# NCEES sample problem 530, power.



## LMAO (Sep 17, 2010)

Can anyone explain what it means in problem 530, when it says "the transformer and the 12.47kV system have them X/R ration"?

I understand how the answer is calculated: basically, first you find the *Z*pu of 12.47 bus, added it to the transformer *Z*pu; then find *S*sc by dividing *S*base by *Z*pu and finally find the *I*sc by dividing *S*sc by (1.73x*V*base).

I just don't understand how "the transformer and the 12.47kV system have them X/R ration" is a hint? What does it mean and what the is use of it?

Thanks you,


----------



## Flyer_PE (Sep 17, 2010)

The X/R ratio is simply the ratio of reactance to resistance in the transformer. It's extraneous information for this problem.


----------



## GabeM (Sep 19, 2010)

Flyer_PE said:


> The X/R ratio is simply the ratio of reactance to resistance in the transformer. It's extraneous information for this problem.


I disagree that it doesn't matter. The X/R ratios being the same mean that you can add the impedances without using phasor addition. If the X/R ratios were different, then the phasors would have different directions and you couldn't add the impedances as scalar values.

However, even if the problem didn't state the X/R ratios, it would be reasonable to assume that the X/R ratios are the same.


----------



## Flyer_PE (Sep 19, 2010)

GabeM said:


> Flyer_PE said:
> 
> 
> > The X/R ratio is simply the ratio of reactance to resistance in the transformer. It's extraneous information for this problem.
> ...


Assuming equal X/R values between a power system and a transformer isn't a safe assumption. In the given problem, the relative X/R values just don't matter. The system fault capability is given in MVA, no angle given or required. The system is the source bus. In order for the X/R values to start to matter, you need an interaction with other fault contributing equipment or another transformer.


----------



## GabeM (Sep 19, 2010)

Flyer_PE said:


> Assuming equal X/R values between a power system and a transformer isn't a safe assumption. In the given problem, the relative X/R values just don't matter. The system fault capability is given in MVA, no angle given or required. The system is the source bus. In order for the X/R values to start to matter, you need an interaction with other fault contributing equipment or another transformer.


I agree that assuming equal X/R values is not safe; I was referring to making that assumption in the test and not in real life (since, in my opinion, you have to make this assumption to have enough information to come up with a number).

I have been looking at threads here and here to better understand what you mean by how the X/R values don't matter. I understand how to do the problem but I don't understand how the X/R ratios don't matter. There is an impedance associated with the system and an impedance associated with the transformer. You can't just add impedances together like scalar values because they are vectors. However, if the vectors have the same angle, then you can add them together like we do in this problem. See your post on February 24 9:27 PM in the first thread I linked above. You add 1 ohm pu (system impedance) and 1.6 ohm pu (transformer impedance) together like scalar values. Are impedances not vectors?

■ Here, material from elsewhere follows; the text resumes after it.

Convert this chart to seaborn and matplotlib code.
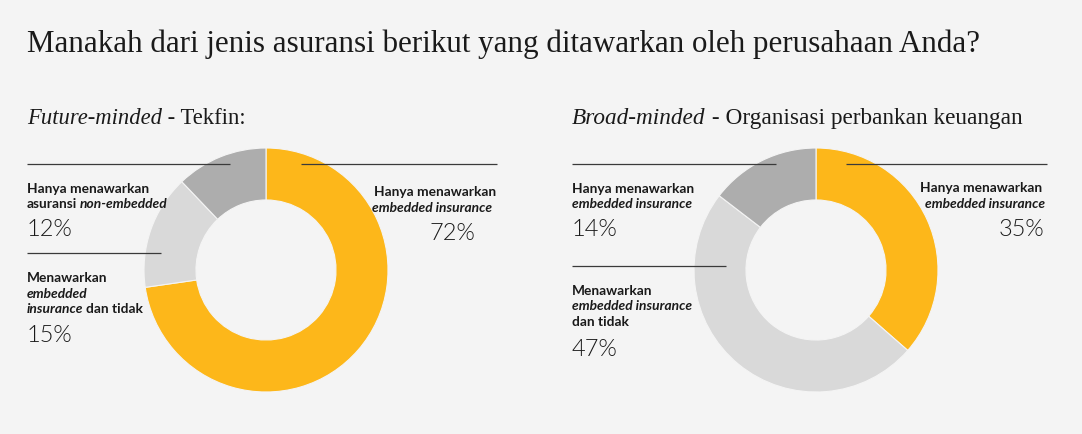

I also don't see the difference between the source bus and "other fault contributing equipment or another transformer". There could be another transformer in the source bus for all we know, right?

I am new at this so I feel I must be missing something, but I don't know what.


----------



## Flyer_PE (Sep 20, 2010)

GabeM said:


> I agree that assuming equal X/R values is not safe; I was referring to making that assumption in the test and not in real life (since, in my opinion, you have to make this assumption to have enough information to come up with a number).
> I am new at this so I feel I must be missing something, but I don't know what.


I don't think you're missing anything. I think we are in violent agreement. My statement was basically that the X/R ratios don't matter for this particular sample question. If you're given a problem like this on the test, equivalent X/R ratios is probably a safe assumption to make since they probably won't give you a problem involving that much math. I was just making the point that making that assumption in the real world can get you in trouble. I'm probably a little more sensitive to that one since I do a lot of fault studies for power plants. A lot of assumptions that work just fine for other facilities get thrown right out the window at the power station.


----------